By now, we've all heard that Fox News anchor Megyn Kelly is stepping away from the "fair and balanced" cable news channel to take on a new challenge at NBC News. While the precise details of Kelly's new role on NBC have yet to be announced, Entertainment Tonight is reporting on rumors that her daytime talk show might replace the third hour of NBC's morning program, Today.
If Kelly does indeed take over the 9 a.m. hour on NBC, she'll be inheriting the time slot from Billy Bush, who was fired in October 2016 after the infamous 2005 Access Hollywood tapes leaked, where the anchor could be heard laughing as Donald Trump bragged about sexually assaulting women.

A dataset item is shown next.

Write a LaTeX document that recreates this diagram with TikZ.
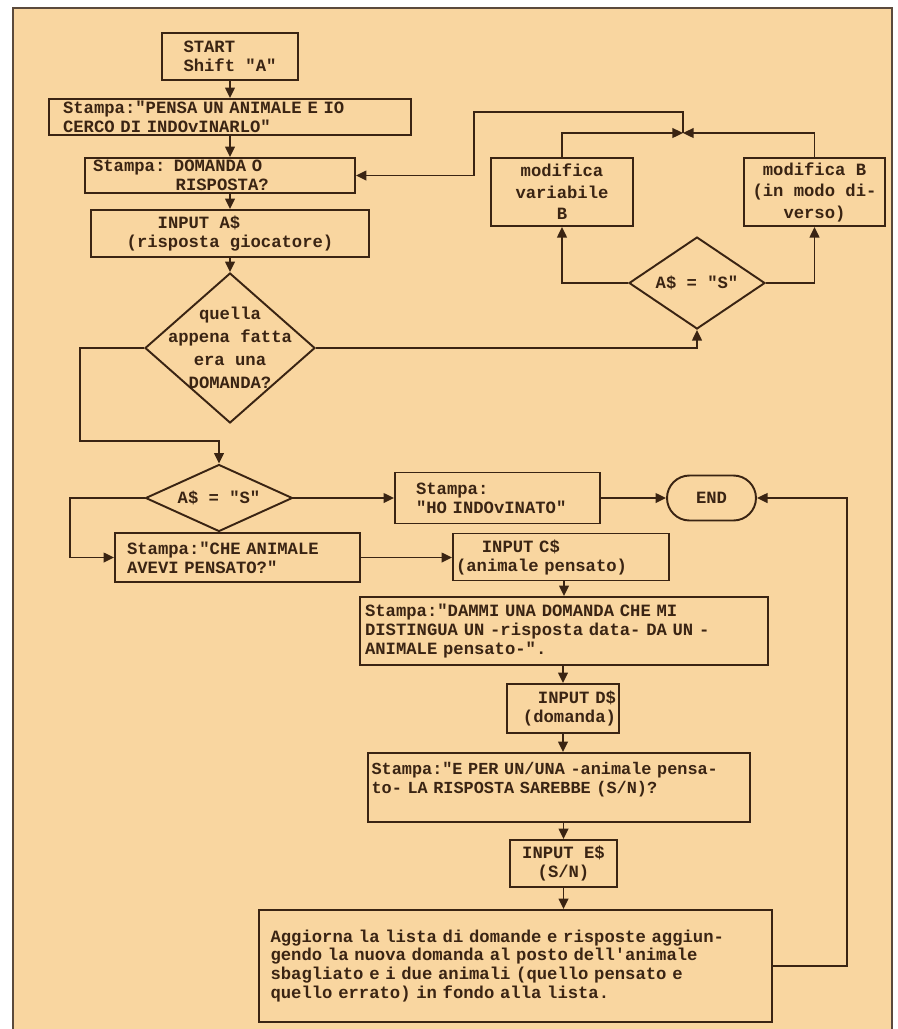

Aside from the net-gain of adding another woman to the anchor desk at NBC News, Kelly's potential daytime slot signals an important symbolic victory in the ongoing struggle to validate the experiences of sexual assault victims.
Consider this: The former anchor (Bush) was caught on tape goading a certain President-elect's boastful claim that he could "grab [women] by the pussy" because he was famous. Replacing Bush with any woman would have made a statement, but Kelly, specifically, has been vocal in her criticism of Trump, and in her defense of victims of sexual assault. In fact, in her new book, Settle for More, Kelly reportedly discusses enduring sexual harassment from former Fox News CEO Roger Ailes.
That means that an hour of NBC's daytime coverage formerly anchored by someone who found it appropriate to laugh at an admission of sexual assault will now be replaced by someone who has spoken frankly and courageously in support of alleged victims of sexual assault. Regardless of your views on Kelly's politics or professional past, it's hard to ignore the significance of this shift.
And given that the same man who was boasting about sexual assault is about to be inaugurated as president of the United States, it can't hurt to have a woman who's willing to speak up for victims at the anchor desk of a major news network.
Although Kelly has her own record of questionable positions (particularly around issues of race), she has long stood out as one of the more principled journalists at Fox News. Even when Trump targeted her specifically during the campaign, she stood her ground, which bodes well for the fortitude she'll need to endure the slings and arrows her former colleagues may fire in her direction now that she's officially joined the "lamestream media."